Nos últimos anos, a universidade também se juntou com a produtora Proa Cultural, do Recife, para idealizar um festival internacional de música para reverenciar na obra de Naná, com apresentações, workshops e debates. Carneiro Leão ressalta que o projeto foi submetido ao Funcultura, edital do Governo de Pernambuco, mas não foi aprovado. Agora, eles buscam outras parcerias e consideram o uso da Lei Rouanet.
Um legado multidisciplinar
Atualmente, a UFRPE não tem curso de graduação ou pós-graduação em música, mas a Cátedra utilizará de outros serviços da instituição. "No campo da música, temos coisas ligadas à musicalização. Além da Escola de Música da Rural, que já homenageia Naná, existe um coral com mais de 50 anos, um dos mais antigos entre as universidades brasileiras, regido pelo maestro Ewerton Marinho", explica o pró-reitor de Extensão, Cultura e Cidadania Moises de Melo Santana.

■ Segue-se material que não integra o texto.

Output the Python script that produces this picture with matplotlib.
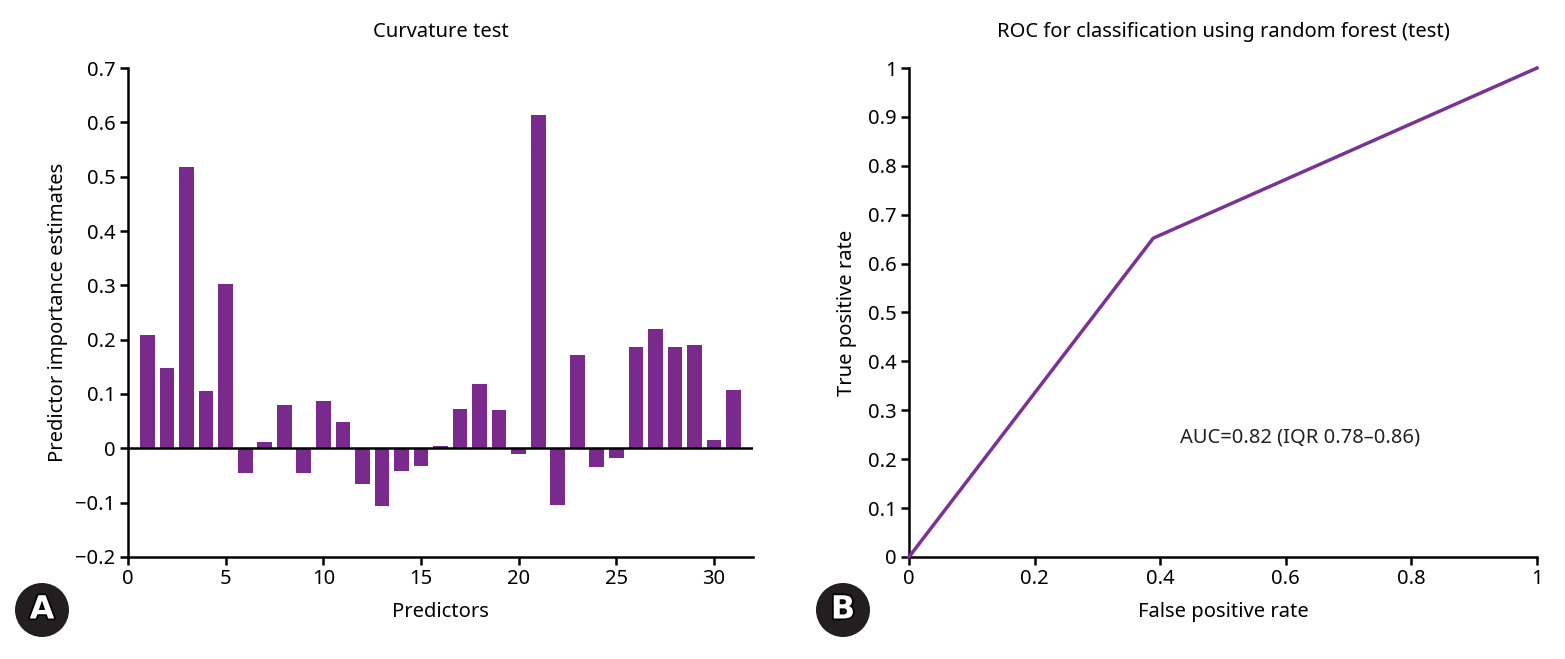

"Também entendemos que a obra dele está para além da questão musical: tem relação com o teatro, com o cinema, com atividades formativas de musicalização. A nossa ideia é explorar esses vários aspectos, buscando, inclusive, outros grupos que existem fora da cidade e do país para discutir o trabalho de Naná", continua.
Moises de Melo Santana ainda compartilha que a pandemia prejudicou os trabalhos da Escola de Música da Rural. "Nós já tínhamos cursos específicos, com alguns instrumentos, para iniciação musical de crianças da periferia. Mas tivemos problema de manter durante a pandemia e agora estamos retomando. Inclusive, estamos refazendo o projeto da escola, assim como o projeto do coral, que teve uma substituição de regente recentemente - saiu Alexandre Avelar e entrou Everton Marinho."
Reconhecimento tardio em Pernambuco
Juvenal de Holanda Vasconcelos (1944-2016) nasceu no Recife e aprendeu a tocar praticamente todos os instrumentos de percussão. Com essas variadas experiências musicais, mudou-se para o Rio de Janeiro e trabalhou com Milton Nascimento. Nos anos 1970, apresentou-se em Nova York e no festival de Montreaux, na Suíça, fixando residência em Paris e depois em Nova York.
O músico fez diversas parcerias, a exemplo de B.B. King, do pianista e compositor Egberto Gismonti, do violinista francês Jean-Luc Ponty e do grupo de rock americano Talking Heads, liderado por David Byrne. Ainda formou o grupo "Codona" com Don Cherry e Colin Walcott. De volta ao Brasil na década de 1980, colabora com Milton Nascimento, Caetano Veloso, Marisa Monte e Mundo Livre S/A, entre outros artistas. Apenas 15 anos antes de sua morte passou a realizar a abertura do Carnaval do Recife. Hoje, uma estátua reverencia o gênio no Marco Zero da capital.